Adaptability and selectivity of human peroxisome proliferator-activated receptor (PPAR) pan agonists revealed from crystal structures.

Peroxisome proliferator-activated receptors (PPARs) belong to the nuclear hormone receptor family, which is defined as transcriptional factors that are activated by the binding of ligands to their ligand-binding domains (LBDs). Although the three PPAR subtypes display different tissue distribution patterns and distinct pharmacological profiles, they all are essentially related to fatty-acid and glucose metabolism. Since the PPARs share similar three-dimensional structures within the LBDs, synthetic ligands which simultaneously activate two or all of the PPARs could be potent candidates in terms of drugs for the treatment of abnormal metabolic homeostasis. The structures of several PPAR LBDs were determined in complex with synthetic ligands, derivatives of 3-(4-alkoxyphenyl)propanoic acid, which exhibit unique agonistic activities. The PPARalpha and PPARgamma LBDs were complexed with the same pan agonist, TIPP-703, which activates all three PPARs and their crystal structures were determined.

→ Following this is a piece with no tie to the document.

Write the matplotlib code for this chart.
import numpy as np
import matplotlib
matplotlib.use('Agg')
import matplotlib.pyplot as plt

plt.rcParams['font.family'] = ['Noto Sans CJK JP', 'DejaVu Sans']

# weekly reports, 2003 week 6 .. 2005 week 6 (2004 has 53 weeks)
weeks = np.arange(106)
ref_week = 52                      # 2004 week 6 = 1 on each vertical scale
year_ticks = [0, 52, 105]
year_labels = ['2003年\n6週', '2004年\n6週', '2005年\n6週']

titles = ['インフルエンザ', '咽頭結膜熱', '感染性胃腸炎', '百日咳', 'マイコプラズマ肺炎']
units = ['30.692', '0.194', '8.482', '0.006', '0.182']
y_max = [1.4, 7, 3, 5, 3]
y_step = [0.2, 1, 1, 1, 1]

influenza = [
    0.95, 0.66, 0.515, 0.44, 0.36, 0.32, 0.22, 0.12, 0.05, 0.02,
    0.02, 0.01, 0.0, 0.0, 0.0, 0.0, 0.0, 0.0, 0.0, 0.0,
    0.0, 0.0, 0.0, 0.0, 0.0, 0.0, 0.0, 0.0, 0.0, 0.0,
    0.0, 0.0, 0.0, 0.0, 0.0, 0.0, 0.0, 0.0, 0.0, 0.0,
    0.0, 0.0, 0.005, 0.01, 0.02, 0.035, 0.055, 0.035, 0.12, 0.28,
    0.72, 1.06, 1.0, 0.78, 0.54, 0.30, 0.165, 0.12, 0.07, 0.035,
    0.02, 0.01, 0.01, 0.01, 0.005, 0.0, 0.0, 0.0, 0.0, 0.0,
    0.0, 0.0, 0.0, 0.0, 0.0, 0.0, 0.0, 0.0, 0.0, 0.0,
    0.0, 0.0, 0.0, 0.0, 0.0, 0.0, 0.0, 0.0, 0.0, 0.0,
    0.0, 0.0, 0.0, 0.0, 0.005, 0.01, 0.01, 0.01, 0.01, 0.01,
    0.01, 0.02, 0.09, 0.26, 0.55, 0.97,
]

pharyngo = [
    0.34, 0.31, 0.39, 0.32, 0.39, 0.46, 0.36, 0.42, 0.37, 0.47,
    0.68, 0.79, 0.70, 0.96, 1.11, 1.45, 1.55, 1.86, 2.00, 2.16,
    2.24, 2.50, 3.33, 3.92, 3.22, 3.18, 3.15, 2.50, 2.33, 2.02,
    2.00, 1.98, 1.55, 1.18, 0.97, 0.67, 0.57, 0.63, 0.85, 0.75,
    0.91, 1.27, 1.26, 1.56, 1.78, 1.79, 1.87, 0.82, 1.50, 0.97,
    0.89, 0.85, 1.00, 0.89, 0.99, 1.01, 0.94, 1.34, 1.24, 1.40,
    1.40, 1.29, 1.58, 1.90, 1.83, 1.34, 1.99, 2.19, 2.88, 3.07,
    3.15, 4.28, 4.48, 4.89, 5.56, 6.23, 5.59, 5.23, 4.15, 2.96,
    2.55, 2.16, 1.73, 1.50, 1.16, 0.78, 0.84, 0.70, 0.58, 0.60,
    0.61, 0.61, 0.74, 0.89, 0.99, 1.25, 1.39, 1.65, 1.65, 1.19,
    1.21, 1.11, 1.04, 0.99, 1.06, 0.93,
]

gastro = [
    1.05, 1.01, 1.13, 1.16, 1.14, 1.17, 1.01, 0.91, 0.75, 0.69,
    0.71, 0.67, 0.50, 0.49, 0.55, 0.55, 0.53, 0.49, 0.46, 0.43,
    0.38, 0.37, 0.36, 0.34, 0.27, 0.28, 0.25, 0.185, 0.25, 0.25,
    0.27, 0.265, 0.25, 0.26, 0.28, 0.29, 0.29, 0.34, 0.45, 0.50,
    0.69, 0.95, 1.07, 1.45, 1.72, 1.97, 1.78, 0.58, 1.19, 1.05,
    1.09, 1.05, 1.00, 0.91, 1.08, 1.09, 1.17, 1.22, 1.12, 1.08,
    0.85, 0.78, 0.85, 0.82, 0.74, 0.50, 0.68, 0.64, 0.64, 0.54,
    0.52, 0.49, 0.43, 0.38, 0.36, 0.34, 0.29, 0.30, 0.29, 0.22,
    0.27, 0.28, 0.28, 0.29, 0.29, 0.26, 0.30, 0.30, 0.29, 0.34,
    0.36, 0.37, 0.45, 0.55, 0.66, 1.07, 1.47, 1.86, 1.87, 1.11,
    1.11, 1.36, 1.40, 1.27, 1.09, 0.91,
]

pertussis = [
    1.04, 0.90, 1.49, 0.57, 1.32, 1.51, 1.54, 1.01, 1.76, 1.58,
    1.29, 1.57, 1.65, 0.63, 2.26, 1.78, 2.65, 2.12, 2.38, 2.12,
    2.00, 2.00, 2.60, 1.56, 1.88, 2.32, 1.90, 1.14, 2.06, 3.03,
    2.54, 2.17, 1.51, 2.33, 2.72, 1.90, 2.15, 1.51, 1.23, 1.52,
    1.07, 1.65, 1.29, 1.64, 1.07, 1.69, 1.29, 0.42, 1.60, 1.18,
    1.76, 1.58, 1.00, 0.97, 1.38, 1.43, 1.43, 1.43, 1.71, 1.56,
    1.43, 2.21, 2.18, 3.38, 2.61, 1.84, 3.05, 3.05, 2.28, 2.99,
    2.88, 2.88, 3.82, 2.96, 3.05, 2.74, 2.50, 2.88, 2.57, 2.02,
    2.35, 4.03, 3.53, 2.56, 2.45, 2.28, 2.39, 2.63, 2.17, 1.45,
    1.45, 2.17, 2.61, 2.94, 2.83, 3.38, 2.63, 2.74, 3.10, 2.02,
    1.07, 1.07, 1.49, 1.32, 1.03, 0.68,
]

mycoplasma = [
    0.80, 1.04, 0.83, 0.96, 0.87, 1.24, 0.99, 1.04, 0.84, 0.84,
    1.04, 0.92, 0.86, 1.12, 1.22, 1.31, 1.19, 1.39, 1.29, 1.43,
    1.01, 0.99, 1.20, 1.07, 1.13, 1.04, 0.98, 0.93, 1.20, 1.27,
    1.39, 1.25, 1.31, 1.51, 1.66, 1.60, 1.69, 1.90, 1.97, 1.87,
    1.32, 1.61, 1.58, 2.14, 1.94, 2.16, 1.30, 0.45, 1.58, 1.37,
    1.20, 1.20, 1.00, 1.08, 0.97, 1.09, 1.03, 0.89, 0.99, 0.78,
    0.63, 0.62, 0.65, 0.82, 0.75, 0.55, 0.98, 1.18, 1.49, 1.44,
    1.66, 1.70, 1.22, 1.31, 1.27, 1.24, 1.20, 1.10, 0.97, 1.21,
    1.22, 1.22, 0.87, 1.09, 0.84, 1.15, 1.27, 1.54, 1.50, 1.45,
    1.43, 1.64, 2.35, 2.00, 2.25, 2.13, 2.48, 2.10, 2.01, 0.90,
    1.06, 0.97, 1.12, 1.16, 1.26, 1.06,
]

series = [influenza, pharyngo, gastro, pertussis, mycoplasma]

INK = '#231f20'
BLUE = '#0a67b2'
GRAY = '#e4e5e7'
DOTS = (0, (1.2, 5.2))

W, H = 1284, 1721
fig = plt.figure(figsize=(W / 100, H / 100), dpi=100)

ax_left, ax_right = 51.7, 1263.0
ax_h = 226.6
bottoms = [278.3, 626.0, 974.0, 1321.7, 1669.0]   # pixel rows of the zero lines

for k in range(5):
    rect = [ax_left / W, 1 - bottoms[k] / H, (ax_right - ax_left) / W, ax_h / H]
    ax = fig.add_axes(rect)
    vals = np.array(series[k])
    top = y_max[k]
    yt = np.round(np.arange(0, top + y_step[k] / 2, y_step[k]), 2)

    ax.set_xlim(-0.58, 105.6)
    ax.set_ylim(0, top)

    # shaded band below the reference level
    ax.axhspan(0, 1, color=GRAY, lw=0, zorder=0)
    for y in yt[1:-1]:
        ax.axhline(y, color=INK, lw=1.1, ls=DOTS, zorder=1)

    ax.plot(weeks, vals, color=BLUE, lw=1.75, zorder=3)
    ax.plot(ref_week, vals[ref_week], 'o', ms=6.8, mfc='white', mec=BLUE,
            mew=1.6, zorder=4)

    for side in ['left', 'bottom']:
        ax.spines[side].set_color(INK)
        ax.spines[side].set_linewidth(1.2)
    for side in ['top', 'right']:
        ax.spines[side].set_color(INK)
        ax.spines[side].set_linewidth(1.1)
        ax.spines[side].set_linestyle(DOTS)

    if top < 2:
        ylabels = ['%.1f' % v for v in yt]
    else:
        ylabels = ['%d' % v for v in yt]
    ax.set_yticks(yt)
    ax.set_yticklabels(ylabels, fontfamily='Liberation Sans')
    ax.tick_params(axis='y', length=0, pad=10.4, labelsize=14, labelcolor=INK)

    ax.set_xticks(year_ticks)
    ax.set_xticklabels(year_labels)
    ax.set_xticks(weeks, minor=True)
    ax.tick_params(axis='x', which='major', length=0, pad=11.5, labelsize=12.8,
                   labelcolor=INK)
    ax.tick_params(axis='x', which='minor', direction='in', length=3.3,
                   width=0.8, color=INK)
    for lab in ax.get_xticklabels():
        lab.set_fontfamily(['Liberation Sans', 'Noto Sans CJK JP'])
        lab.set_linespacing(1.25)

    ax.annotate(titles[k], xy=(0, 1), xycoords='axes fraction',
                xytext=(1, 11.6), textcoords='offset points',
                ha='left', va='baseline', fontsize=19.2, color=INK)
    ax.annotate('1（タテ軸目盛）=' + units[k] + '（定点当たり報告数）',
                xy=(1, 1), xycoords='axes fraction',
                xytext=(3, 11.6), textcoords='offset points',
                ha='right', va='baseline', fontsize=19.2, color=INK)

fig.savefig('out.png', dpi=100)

The two LBD-ligand complex structures revealed how the pan agonist is adapted to the similar, but significantly different, ligand-binding pockets of the PPARs. The structures of the PPARdelta LBD in complex with an alpha/delta-selective ligand, TIPP-401, and with a related delta-specific ligand, TIPP-204, were also determined. The comparison between the two PPARdelta complexes revealed how each ligand exhibits either a ;dual selective' or ;single specific' binding mode.